In Rio de Janeiro, wo der junge Roberto Burle Marx aufwächst, sind die Gärten der Wohlhabenden europäisch getrimmt. Einheimische Pflanzen gelten nichts. Ob Burle Marx tatsächlich erst im Berliner Tropenhaus der Schönheit der Flora seines Landes gewahr wird, mag dahingestellt bleiben. Jedenfalls sollte ihn dieses Urerlebnis von jeglicher Scheu befreien, sich ganz dem üppigen Grün der Tropen zu widmen.

Seine Biografie weist enge Bezüge zu Berlin auf

Roberto Burle Marx, einer der großen Landschaftsarchitekten des 20. Jahrhunderts, ist hierzulande kaum bekannt. Dass seine Biografie aber solch engen Bezug zu Berlin aufweist, dürfte noch weniger geläufig sein. Umso einleuchtender wird darum aber, dass die Deutsche Bank Kunsthalle in Übernahme einer vom Jewish Museum New York ausgerichteten Ausstellung mit dem Lebenswerk des Künstlers vertraut macht – soweit es sich überhaupt ausstellen lässt.

Denn natürlich müsste man die Gärten und städtischen Anlagen sehen, betreten, in ihrer Ausdehnung erleben. So wie die Pflasterung der Avenida Atlantica, der Uferstraße der Copacabana in Rio de Janeiro, die sich vier Kilometer entlang des sanft geschwungenen Strandes hinzieht. Als die Straße um 1970 auf sechs Spuren, getrennt durch einen breiten Mittelstreifen, erweitert wurde, konnte Burle Marx die ursprüngliche, portugiesischen Vorbildern abgeschaute Pflasterung entlang der Uferseite mit ihrem regelmäßigen Wellenmuster durch vielfältige, sich niemals wiederholende Muster auf Mittelstreifen und breitem Trottoir aus grauschwarzem, weißen und braunen Naturstein ergänzen. Nirgends ist die Gesamtheit der Muster zu erfassen, selbst aus den obersten Stockwerken der Apartmenthäuser erfasst der Blick stets nur einen Ausschnitt, zudem bedeckt von den Sonnenschirmen der Straßencafés und den bunten Rechtecken fahrender und parkender Automobile.

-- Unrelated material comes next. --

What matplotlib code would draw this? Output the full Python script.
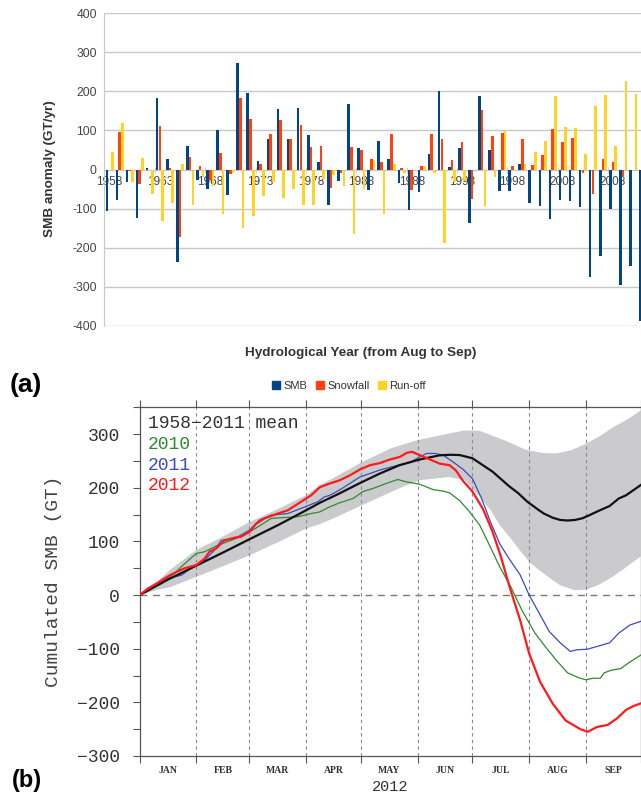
import numpy as np
import matplotlib
matplotlib.use("Agg")
import matplotlib.pyplot as plt
from matplotlib.patches import Patch
from matplotlib.ticker import MultipleLocator, FuncFormatter

# ---------------- panel (a) data ----------------
years = list(range(1958, 2012))
smb = [-106, -79, -32, -124, 3, 184, 28, -237, 61, -28,
       -50, 101, -65, 272, 197, 22, 79, 154, 78, 158,
       88, 18, -91, -29, 167, 54, -53, 72, 26, -34,
       -104, -57, 39, 200, 7, 56, -138, 188, 51, -56,
       -56, 15, -87, -93, -128, -77, -80, -97, -275, -221,
       -100, -295, -247, -388]
snowfall = [0, 97, -3, -36, 0, 111, 5, -174, 31, 9,
            -28, 43, -11, 184, 129, 13, 91, 126, 78, 114,
            57, 60, -47, -9, 58, 51, 28, 19, 92, 5,
            -53, 10, 91, 78, 25, 70, -76, 152, 87, 94,
            9, 77, 12, 36, 103, 70, 81, -10, -62, 27,
            18, -17, 0, np.nan]
runoff = [45, 118, -31, 29, -64, -131, -87, 14, -91, -20,
          -42, -113, -9, -150, -119, -68, -33, -72, -49, -91,
          -91, -25, -15, -41, -164, -49, 24, -115, 14, -9,
          0, 9, -8, -188, -32, -30, 0, -93, -19, 100,
          -5, 14, 44, 72, 188, 110, 107, 39, 163, 192,
          60, 227, 194, np.nan]
year_ticks = [1958, 1963, 1968, 1973, 1978, 1983, 1988, 1993, 1998, 2003, 2008]
n_categories = 55  # 1958-2012 (the last one is cut by the picture edge)

# ---------------- panel (b) data ----------------
month_starts = [0, 31, 60, 91, 121, 152, 182, 213, 244, 274]
month_names = ["JAN", "FEB", "MAR", "APR", "MAY", "JUN", "JUL", "AUG", "SEP"]

mean_days = [0, 15, 31, 46, 60, 76, 91, 98.5, 109, 120, 131, 142, 153, 164, 170, 175,
             182, 193, 202, 207, 212, 218, 221, 226, 230, 234, 238, 242, 246, 251, 257, 262, 266, 274]
mean_vals = [0, 28, 55, 80, 104, 131, 158, 172, 189, 208, 226, 242, 252.6, 260.5, 261.5, 261,
             255, 230, 203, 190, 174, 159, 152, 144, 140, 139, 140, 143, 149, 157, 166, 180, 186, 205]

band_hi_days = [0, 10, 17, 31, 45, 60, 76, 91, 98.5, 108, 120, 137, 151, 169, 178, 186,
                200, 211, 220, 228, 236, 244, 252, 259, 267, 274]
band_hi_vals = [0, 27, 48, 84, 108, 136, 161, 186, 205, 222, 245, 273, 288, 301, 307, 306,
                288, 271, 265, 264, 270, 282, 297, 313, 328, 344]
band_lo_days = [0, 10, 17, 31, 45, 60, 76, 91, 98.5, 108, 120, 142, 153, 169, 178, 186,
                192, 197, 203, 208, 213, 219, 225, 230, 238, 244, 251, 259, 266, 274]
band_lo_vals = [0, 10, 15, 34, 53, 74, 99, 124, 132, 146, 165, 199, 214, 220, 214, 183,
                158, 130, 105, 83, 62, 45, 30, 18, 9, 10, 19, 35, 52, 72]

red_days = [0, 4.5, 10, 15.5, 20, 24.6, 31, 35.5, 38.2, 41.9, 46.4, 51.9, 55.5, 60.1, 63.7,
            68.3, 75.6, 81, 86.5, 93.8, 98.5, 104, 109.4, 114.9, 120.4, 125.9, 131.3, 136.8,
            142.3, 146, 149, 153, 158.6, 164, 169.5, 173, 177, 182, 187.8, 193, 197.5, 202.4,
            208, 213, 219, 226, 233, 241, 245, 250, 256, 261, 266, 270, 274]
red_vals = [0, 12, 23, 35, 43, 50, 56, 68, 81, 87, 102, 107, 109, 118, 133,
            143, 152, 158, 170, 186, 201, 208, 214, 223, 234, 242, 246, 252.6,
            257.6, 265, 267, 261, 253, 245, 242, 232, 212, 193, 160, 118, 72, 14,
            -46, -109, -162, -203, -234, -250, -255, -246, -242, -230, -214, -207, -202]

blue_days = [0, 4.5, 10, 15.5, 22.8, 28.2, 35.5, 41, 44.6, 51.9, 60.1, 65.6, 72, 81, 90.1,
             97.4, 101, 104, 109.4, 114.9, 120.4, 125.9, 131.3, 136.8, 142.3, 147.7, 153.2,
             156.9, 161.4, 166, 171.4, 177, 182, 187, 192, 197, 202, 208, 213, 219, 224, 230,
             235.5, 239, 244.7, 250, 257, 262, 268, 274]
blue_vals = [0, 13, 21, 31, 37, 50, 65, 84, 102, 105, 121, 140, 149, 152, 164,
             174, 183, 186, 196, 208, 220, 226.5, 233, 238, 243, 247, 257.6,
             264, 264, 261, 248, 234, 217, 180, 135, 95, 68, 38, 0, -37, -68, -89,
             -105, -102, -101, -96, -89, -71, -56, -49]

green_days = [0, 6.4, 13.6, 19.1, 22.8, 31, 35.5, 42.8, 50, 57.4, 64.6, 72, 79.2, 86.5, 93.8,
              98.5, 104, 109.4, 116.7, 122, 127.5, 134.8, 141.2, 145.8, 153.2, 160.5, 166,
              169.5, 175, 180, 186, 191, 197, 203, 209, 216, 222, 228, 234, 240, 244, 248,
              252, 254, 258, 263, 268, 274]
green_vals = [0, 15.5, 28, 40, 53, 77.6, 80.7, 93, 102, 112, 127, 143, 144.6, 146, 152,
              155, 164.6, 172, 180, 192.8, 198.6, 208, 215.4, 211, 206.6, 196.6, 193.7,
              190.5, 176, 157, 130, 95, 52, 15, -28, -70, -97, -122, -145, -154, -158, -155,
              -155, -145, -140, -137, -125, -112]

# ---------------- figure ----------------
W, H = 641, 794
fig = plt.figure(figsize=(W / 100, H / 100), dpi=100)


def rect(x0, y0, x1, y1):
    return [x0 / W, 1 - y1 / H, (x1 - x0) / W, (y1 - y0) / H]


SANS = ["Liberation Sans", "DejaVu Sans"]
MONO = ["Liberation Mono", "DejaVu Sans Mono"]
SERIF = ["Liberation Serif", "DejaVu Serif"]

# ---------- panel (a) ----------
cat_w = 10.07
ax1 = fig.add_axes(rect(104.5, 13.3, 104.5 + n_categories * cat_w, 325.7))
x = np.arange(len(years))
ax1.bar(x - 0.27, smb, width=0.26, color="#004586", zorder=3, label="SMB")
ax1.bar(x, snowfall, width=0.26, color="#ff420e", zorder=3, label="Snowfall")
ax1.bar(x + 0.27, runoff, width=0.26, color="#ffd320", zorder=3, label="Run-off")
ax1.set_xlim(-0.5, n_categories - 0.5)
ax1.set_ylim(-400, 400)
ax1.set_yticks(range(-400, 401, 100))
ax1.yaxis.set_major_formatter(FuncFormatter(lambda v, p: "%d" % v))
ax1.yaxis.grid(True, color="#c8c8c8", lw=1.0)
ax1.set_axisbelow(True)
for s in ["top", "right"]:
    ax1.spines[s].set_visible(False)
ax1.spines["left"].set_color("#c8c8c8")
ax1.spines["bottom"].set_position(("data", 0))
ax1.spines["bottom"].set_visible(False)
ax1.set_xticks([years.index(y) for y in year_ticks])
ax1.set_xticklabels([str(y) for y in year_ticks], family=SANS, fontsize=8.5, color="#444444")
ax1.set_xticks(np.arange(-0.5, n_categories, 5), minor=True)
ax1.tick_params(axis="x", which="major", length=0, pad=5.0)
ax1.tick_params(axis="x", which="minor", length=4, direction="inout", color="#c8c8c8")
ax1.tick_params(axis="y", length=0, pad=5.5, labelsize=8.7, labelcolor="#444444")
for t in ax1.get_yticklabels():
    t.set_family(SANS)
ax1.set_ylabel("SMB anomaly (GT/yr)", family=SANS, fontsize=9.7, fontweight="bold", color="#333333")
ax1.yaxis.set_label_coords((50 - 104.5) / (n_categories * cat_w), 0.5016)
ax1.yaxis.label.set_verticalalignment("center")
ax1.set_xlabel("Hydrological Year (from Aug to Sep)", family=SANS, fontsize=9.7,
               fontweight="bold", color="#333333")
ax1.xaxis.set_label_coords((360.6 - 104.5) / (n_categories * cat_w), (325.7 - 353.3) / 312.4)
ax1.xaxis.label.set_verticalalignment("center")

handles = [Patch(color="#004586"), Patch(color="#ff420e"), Patch(color="#ffd320")]
fig.legend(handles, ["SMB", "Snowfall", "Run-off"], loc="center",
           bbox_to_anchor=(349 / W, 1 - 385.7 / H), ncol=3, frameon=False,
           handlelength=0.7, handleheight=0.7, handletextpad=0.3, columnspacing=0.8,
           prop={"family": SANS, "size": 8})
for t in fig.legends[0].get_texts():
    t.set_color("#333333")

fig.text(26 / W, 1 - 385 / H, "(a)", family=SANS, fontsize=19, fontweight="bold",
         ha="center", va="center")

# ---------- panel (b) ----------
ax2 = fig.add_axes(rect(139.7, 407.3, 640.7, 756))
poly_x = list(band_hi_days) + list(band_lo_days[::-1])
poly_y = list(band_hi_vals) + list(band_lo_vals[::-1])
ax2.fill(poly_x, poly_y, color="#cbcbcd", lw=0, zorder=1)
for d in month_starts[1:-1]:
    ax2.axvline(d, color="#8a8a8a", lw=0.8, ls=(0, (3, 3)), zorder=2)
ax2.axhline(0, color="#7a7a7a", lw=1.0, ls=(0, (5, 4)), zorder=2)
ax2.plot(green_days, green_vals, color="#2e8b2e", lw=0.9, zorder=3)
ax2.plot(blue_days, blue_vals, color="#3a4cc0", lw=0.9, zorder=4)
ax2.plot(mean_days, mean_vals, color="#111111", lw=1.6, zorder=5)
ax2.plot(red_days, red_vals, color="#ff1a1a", lw=1.6, zorder=6)

ax2.set_xlim(0, 274)
ax2.set_ylim(-300, 350)
ax2.set_yticks(range(-300, 301, 100))
ax2.yaxis.set_minor_locator(MultipleLocator(50))
for s in ax2.spines.values():
    s.set_color("#555555")
    s.set_linewidth(0.9)
ax2.tick_params(axis="y", which="both", direction="out", length=5.3, width=0.8,
                color="#555555", pad=8.9, labelsize=13, labelcolor="#333333")
for t in ax2.get_yticklabels():
    t.set_family(MONO)
ax2.set_xticks(month_starts)
ax2.set_xticklabels([])
mids = [(month_starts[i] + month_starts[i + 1]) / 2 for i in range(len(month_names))]
ax2.set_xticks(mids, minor=True)
ax2.set_xticklabels(month_names, minor=True, family=SERIF, fontsize=7, fontweight="bold",
                    color="#333333")
ax2.tick_params(axis="x", which="major", direction="out", length=5.3, width=0.8,
                color="#555555", top=True)
ax2.tick_params(axis="x", which="minor", length=0, pad=7.5)

ax2.set_ylabel("Cumulated SMB (GT)", family=MONO, fontsize=14, color="#444444")
ax2.yaxis.set_label_coords((54 - 139.7) / 501, 0.5)
ax2.yaxis.label.set_verticalalignment("center")
ax2.set_xlabel("2012", family=MONO, fontsize=11, color="#333333")
ax2.xaxis.set_label_coords(0.5, (756 - 786.7) / 348.7)
ax2.xaxis.label.set_verticalalignment("center")

leg_items = [("1958\u22122011 mean", "#333333"), ("2010", "#2e8b2e"),
             ("2011", "#3a4cc0"), ("2012", "#ff1a1a")]
for k, (txt, col) in enumerate(leg_items):
    ax2.text((148 - 139.7) / 501, (756 - (424 + 20.6 * k)) / 348.7, txt, family=MONO,
             fontsize=13, color=col, ha="left", va="center", transform=ax2.transAxes, zorder=7)

fig.text(27 / W, 1 - 780 / H, "(b)", family=SANS, fontsize=17, fontweight="bold",
         ha="center", va="center")

fig.savefig("out.png", dpi=100)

Den ersten „Garten“ in der damaligen Hauptstadt Rio legte Burle Marx auf dem Dach des Vorbaus des Erziehungs- und Gesundheitsministeriums an – einer Architekturikone Brasiliens, dem ersten, 1938 fertiggestellten modernistischen Gebäude, mit dem Oscar Niemeyer und Lúcio Costa ihren Durchbruch erzielten, die später die Neugründung Brasilia gestalten sollten. Auch dort zogen sie Burle Marx zur Gestaltung großer Freiflächen hinzu; auch den Garten der Residenz des deutschen Botschafters, entworfen von Hans Scharoun, hat er gestaltet. In Rio entstand rund um das eindrucksvolle Museu de Arte Moderna erst eine Gartenanlage mit Inseln aus Steinen oder Buschwerk, später dann der riesige FlamengoPark mit einer Vielzahl von Freizeit- und Sportangeboten für jedermann.

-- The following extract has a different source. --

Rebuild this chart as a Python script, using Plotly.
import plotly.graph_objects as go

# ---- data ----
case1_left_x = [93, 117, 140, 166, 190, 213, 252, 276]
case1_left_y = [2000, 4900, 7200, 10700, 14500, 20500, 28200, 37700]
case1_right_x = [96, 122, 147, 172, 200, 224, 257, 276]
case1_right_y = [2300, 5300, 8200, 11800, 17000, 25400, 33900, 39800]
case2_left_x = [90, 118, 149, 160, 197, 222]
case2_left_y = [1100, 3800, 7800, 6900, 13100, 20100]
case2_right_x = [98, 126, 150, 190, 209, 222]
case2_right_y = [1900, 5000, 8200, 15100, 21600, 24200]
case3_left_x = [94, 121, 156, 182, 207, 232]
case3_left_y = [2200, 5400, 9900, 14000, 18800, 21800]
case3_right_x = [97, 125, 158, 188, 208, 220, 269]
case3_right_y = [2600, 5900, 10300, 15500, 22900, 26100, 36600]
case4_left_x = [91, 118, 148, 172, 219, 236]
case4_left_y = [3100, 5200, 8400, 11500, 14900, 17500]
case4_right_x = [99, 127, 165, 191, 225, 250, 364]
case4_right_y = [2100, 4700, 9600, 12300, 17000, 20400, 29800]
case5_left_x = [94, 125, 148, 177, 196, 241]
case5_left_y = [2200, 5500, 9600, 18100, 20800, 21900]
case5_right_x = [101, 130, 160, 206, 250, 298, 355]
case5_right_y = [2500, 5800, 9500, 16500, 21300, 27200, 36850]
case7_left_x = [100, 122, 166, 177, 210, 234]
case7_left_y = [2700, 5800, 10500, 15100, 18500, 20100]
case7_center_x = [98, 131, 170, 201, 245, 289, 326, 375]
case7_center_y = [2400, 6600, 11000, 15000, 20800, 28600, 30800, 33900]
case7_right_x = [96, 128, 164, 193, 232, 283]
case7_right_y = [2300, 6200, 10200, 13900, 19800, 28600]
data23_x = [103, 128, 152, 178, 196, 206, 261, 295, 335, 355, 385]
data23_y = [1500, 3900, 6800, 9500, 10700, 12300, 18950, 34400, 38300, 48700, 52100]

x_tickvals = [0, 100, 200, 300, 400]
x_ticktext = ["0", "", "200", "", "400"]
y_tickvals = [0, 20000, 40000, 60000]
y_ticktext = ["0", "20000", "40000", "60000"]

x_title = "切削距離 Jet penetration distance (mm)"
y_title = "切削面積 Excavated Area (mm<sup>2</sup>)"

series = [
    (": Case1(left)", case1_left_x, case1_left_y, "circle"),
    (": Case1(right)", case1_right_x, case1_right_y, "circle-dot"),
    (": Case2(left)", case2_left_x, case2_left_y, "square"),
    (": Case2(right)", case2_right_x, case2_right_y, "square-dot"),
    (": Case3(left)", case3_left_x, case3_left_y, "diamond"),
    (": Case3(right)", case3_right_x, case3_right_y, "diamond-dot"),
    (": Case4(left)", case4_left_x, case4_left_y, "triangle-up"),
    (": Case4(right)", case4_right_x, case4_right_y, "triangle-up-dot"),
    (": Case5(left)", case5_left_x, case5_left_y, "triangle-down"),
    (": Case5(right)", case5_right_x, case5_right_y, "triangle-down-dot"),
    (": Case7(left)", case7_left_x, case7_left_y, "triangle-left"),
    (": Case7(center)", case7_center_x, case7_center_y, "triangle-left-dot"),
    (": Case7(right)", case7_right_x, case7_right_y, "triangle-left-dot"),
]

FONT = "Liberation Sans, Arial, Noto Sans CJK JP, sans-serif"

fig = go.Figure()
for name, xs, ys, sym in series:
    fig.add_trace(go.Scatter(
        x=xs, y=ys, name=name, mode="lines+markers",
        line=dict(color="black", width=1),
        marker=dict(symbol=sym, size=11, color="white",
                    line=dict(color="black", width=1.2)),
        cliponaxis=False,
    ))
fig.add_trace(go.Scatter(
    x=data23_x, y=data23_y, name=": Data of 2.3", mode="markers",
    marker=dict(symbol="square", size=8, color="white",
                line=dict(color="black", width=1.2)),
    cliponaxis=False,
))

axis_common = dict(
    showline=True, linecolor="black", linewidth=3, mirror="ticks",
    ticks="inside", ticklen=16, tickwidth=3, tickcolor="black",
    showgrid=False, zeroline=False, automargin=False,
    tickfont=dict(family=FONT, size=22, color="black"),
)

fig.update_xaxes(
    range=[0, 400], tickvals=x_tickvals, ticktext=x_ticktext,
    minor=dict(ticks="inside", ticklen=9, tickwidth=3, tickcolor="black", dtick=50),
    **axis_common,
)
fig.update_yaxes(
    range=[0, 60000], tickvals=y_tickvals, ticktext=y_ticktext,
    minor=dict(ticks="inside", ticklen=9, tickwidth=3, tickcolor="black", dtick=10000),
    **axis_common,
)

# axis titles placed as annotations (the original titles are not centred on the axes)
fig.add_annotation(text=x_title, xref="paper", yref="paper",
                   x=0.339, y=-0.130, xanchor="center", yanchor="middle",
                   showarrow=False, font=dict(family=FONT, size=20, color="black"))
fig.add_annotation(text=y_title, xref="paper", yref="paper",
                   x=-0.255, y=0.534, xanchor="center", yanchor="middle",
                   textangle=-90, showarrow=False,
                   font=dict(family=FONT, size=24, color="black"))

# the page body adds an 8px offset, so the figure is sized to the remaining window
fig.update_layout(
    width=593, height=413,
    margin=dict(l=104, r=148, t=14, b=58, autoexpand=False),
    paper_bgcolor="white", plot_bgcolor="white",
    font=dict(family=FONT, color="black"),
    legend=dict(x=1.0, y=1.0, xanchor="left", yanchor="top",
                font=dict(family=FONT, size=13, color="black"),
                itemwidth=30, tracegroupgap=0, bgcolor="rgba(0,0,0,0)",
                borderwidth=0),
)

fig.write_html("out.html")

Er spielte mit den unterschiedlichen Volumina üppiger Pflanzen

Die Malerei von Burle Marx zeigt, woher formale Anregungen kamen: Aus dem „Modernismus“, diesem Amalgam europäischer Strömungen der abstrakten Kunst. Seine figurativen Anfänge ließ Burle Marx bald hinter sich, sie sind denn auch nur von biografischem Interesse. Am stärksten sind die Anklänge an die Abstraktion der Nachkriegszeit, die zum Globalstil wurde, und in der geometrische und organische Muster verschmelzen. Was den Gemälden und den zahlreichen Wandteppich-Entwürfen fehlt, ist die dritte Dimension der Gärten und Parks: Da konnte Burle Marx mit den unterschiedlichen Volumina der üppigen Pflanzen spielen, ihrer Breiten- und Höhenentwicklung. Niedrig gehaltene Rabatten wechseln mit Baumreihen oder kleinen Wäldchen, dazu flache Teiche mit unterschiedlich bepflanzten Inselchen. Die Zentrale einer Bank konnte Burle Marx regelrecht als Gesamtkunstwerk gestalten, mit Garten, Fußböden und Wandrelief, die alle dieselbe Sprache sprechen, jedoch in jeweils eigenen Materialien.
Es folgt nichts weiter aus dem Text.